# WRITTEN PROBLEM
Print, word for word, every line from the beginning of the listing up to and including the line with "import numpy as np". Pictures are to be excluded.
--------
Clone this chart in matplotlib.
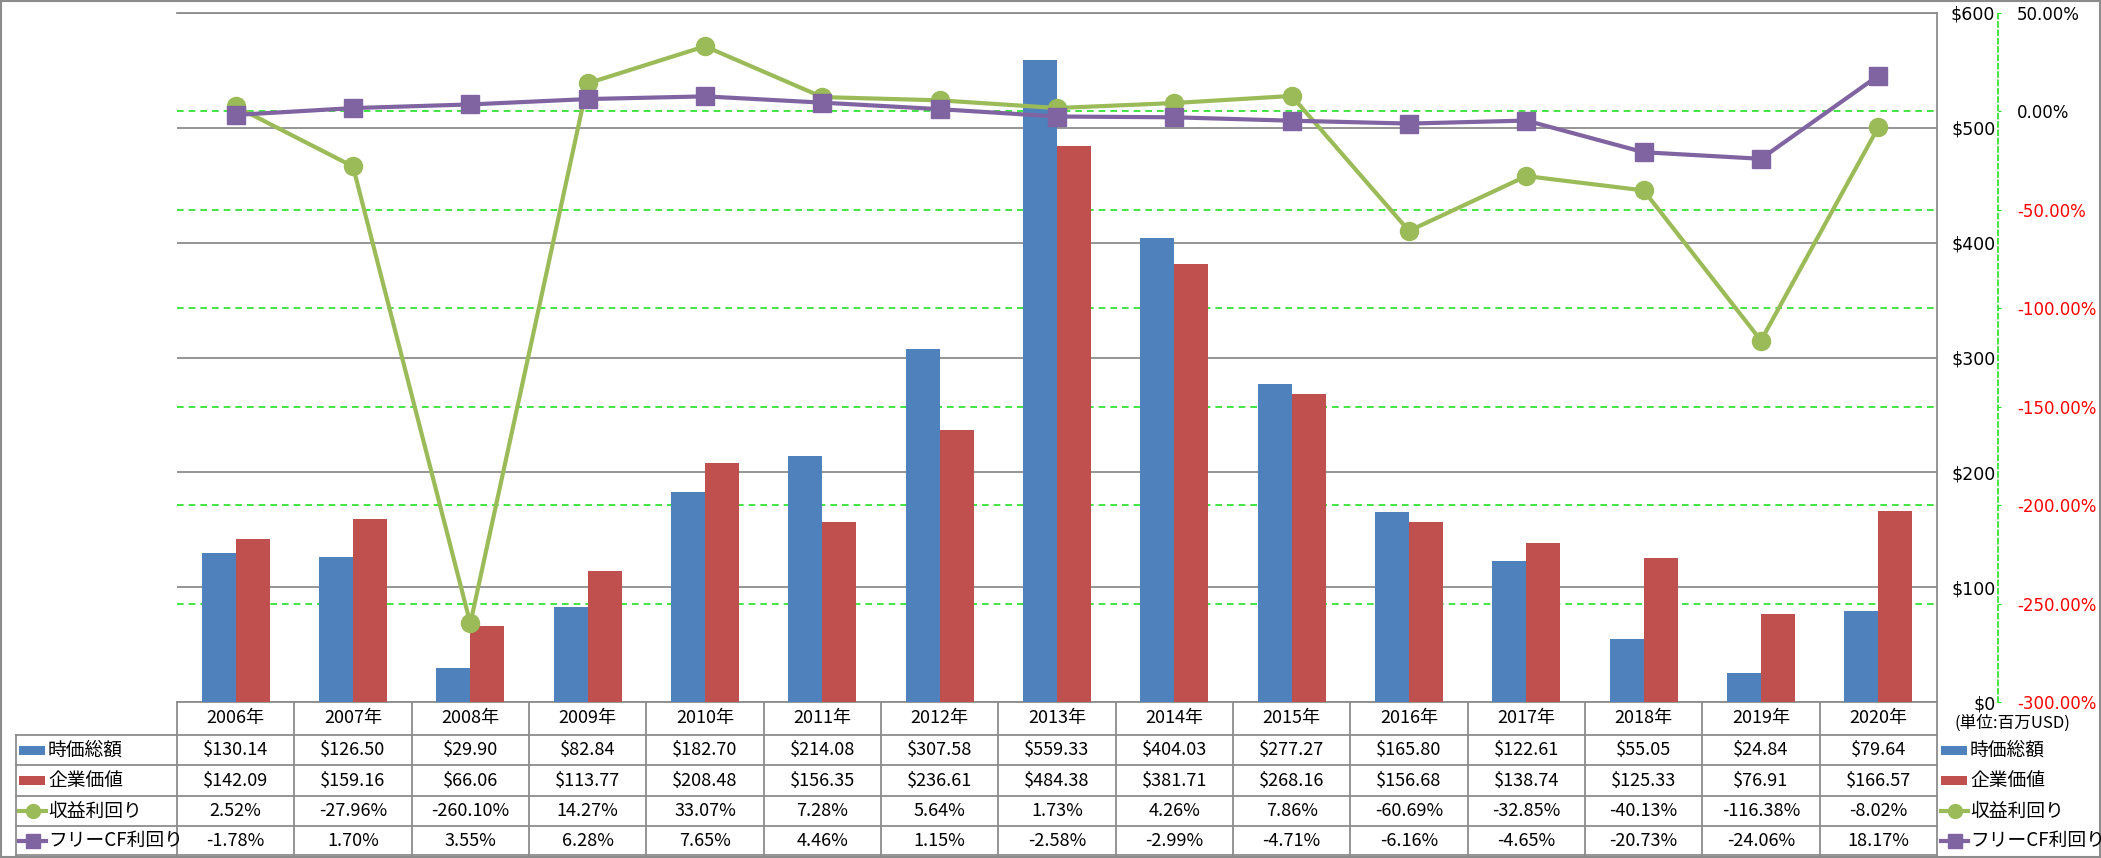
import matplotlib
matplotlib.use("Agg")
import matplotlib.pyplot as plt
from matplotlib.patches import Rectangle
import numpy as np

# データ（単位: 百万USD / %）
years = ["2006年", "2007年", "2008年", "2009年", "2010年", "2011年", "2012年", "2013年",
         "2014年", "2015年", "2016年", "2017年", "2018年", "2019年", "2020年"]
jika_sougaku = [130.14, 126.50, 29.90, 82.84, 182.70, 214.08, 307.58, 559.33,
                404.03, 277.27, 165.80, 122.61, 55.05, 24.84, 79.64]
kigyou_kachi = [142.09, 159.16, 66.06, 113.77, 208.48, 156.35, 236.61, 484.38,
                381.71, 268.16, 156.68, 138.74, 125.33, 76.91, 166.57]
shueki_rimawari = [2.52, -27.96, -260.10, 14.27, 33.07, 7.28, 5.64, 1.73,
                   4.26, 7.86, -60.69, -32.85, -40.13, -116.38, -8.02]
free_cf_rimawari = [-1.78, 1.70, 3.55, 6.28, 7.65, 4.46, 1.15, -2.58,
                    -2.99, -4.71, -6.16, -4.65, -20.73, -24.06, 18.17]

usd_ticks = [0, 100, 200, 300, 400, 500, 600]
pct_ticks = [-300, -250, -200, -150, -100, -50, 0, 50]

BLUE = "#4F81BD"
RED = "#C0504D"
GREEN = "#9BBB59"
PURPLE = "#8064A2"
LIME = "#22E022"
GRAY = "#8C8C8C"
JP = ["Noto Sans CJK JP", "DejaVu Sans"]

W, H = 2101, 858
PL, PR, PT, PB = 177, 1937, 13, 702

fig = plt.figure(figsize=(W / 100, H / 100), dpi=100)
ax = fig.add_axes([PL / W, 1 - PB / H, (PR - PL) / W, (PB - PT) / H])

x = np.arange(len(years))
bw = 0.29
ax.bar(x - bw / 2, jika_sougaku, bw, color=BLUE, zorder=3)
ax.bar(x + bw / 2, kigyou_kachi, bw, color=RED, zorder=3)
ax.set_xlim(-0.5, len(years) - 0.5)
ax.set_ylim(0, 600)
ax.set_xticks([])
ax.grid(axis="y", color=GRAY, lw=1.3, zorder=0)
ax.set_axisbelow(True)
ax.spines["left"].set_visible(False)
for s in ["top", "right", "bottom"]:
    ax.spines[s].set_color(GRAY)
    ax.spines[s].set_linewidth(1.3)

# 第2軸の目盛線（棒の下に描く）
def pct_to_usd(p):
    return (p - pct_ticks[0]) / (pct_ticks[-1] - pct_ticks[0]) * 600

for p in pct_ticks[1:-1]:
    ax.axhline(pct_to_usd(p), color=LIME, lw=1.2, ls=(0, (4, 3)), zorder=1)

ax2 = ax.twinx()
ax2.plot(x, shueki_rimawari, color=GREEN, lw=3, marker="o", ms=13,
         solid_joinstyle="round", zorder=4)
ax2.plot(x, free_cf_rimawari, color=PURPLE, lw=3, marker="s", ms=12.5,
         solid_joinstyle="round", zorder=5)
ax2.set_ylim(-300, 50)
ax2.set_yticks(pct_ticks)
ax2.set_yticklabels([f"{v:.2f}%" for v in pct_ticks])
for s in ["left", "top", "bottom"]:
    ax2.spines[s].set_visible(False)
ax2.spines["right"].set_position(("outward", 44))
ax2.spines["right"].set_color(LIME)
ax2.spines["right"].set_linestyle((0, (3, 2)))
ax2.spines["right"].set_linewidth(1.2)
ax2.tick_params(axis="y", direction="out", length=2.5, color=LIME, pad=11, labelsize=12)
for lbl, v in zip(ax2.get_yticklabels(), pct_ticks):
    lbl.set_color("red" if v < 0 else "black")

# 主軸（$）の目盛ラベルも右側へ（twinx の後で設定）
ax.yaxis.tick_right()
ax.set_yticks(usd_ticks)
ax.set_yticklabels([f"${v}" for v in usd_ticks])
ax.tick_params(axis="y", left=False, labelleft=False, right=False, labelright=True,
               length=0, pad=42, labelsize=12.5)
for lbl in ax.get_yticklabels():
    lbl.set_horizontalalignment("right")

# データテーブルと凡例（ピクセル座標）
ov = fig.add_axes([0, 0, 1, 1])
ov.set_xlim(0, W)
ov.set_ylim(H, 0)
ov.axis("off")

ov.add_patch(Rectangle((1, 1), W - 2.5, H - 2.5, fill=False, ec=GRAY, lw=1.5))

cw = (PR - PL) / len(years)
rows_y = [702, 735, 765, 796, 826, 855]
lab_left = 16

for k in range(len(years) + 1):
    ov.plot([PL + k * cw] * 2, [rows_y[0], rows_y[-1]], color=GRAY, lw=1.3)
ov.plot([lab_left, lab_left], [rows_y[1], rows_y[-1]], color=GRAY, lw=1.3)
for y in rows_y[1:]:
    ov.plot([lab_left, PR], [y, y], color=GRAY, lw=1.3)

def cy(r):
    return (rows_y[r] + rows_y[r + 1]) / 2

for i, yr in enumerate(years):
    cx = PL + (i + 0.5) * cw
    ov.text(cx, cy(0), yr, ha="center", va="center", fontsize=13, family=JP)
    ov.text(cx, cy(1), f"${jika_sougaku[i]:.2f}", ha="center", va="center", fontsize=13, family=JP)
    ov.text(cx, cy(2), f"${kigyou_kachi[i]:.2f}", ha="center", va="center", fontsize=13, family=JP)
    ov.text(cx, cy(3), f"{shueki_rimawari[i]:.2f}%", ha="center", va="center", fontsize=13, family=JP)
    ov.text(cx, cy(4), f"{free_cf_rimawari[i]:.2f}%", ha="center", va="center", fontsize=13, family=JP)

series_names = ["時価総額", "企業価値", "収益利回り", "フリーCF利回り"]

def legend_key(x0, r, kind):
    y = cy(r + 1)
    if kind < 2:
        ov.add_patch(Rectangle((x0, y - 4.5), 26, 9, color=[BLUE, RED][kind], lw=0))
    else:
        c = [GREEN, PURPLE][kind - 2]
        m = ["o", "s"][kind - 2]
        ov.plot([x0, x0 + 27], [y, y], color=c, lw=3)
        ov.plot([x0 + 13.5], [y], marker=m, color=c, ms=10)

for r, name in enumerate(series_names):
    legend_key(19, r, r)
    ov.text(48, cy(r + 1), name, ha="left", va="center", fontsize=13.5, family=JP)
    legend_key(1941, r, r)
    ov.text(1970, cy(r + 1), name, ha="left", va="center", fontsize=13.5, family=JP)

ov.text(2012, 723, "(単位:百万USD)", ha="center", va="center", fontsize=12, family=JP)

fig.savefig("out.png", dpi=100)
--------
# TASK ANSWER
Clone this chart in matplotlib.
import matplotlib
matplotlib.use("Agg")
import matplotlib.pyplot as plt
from matplotlib.patches import Rectangle
import numpy as np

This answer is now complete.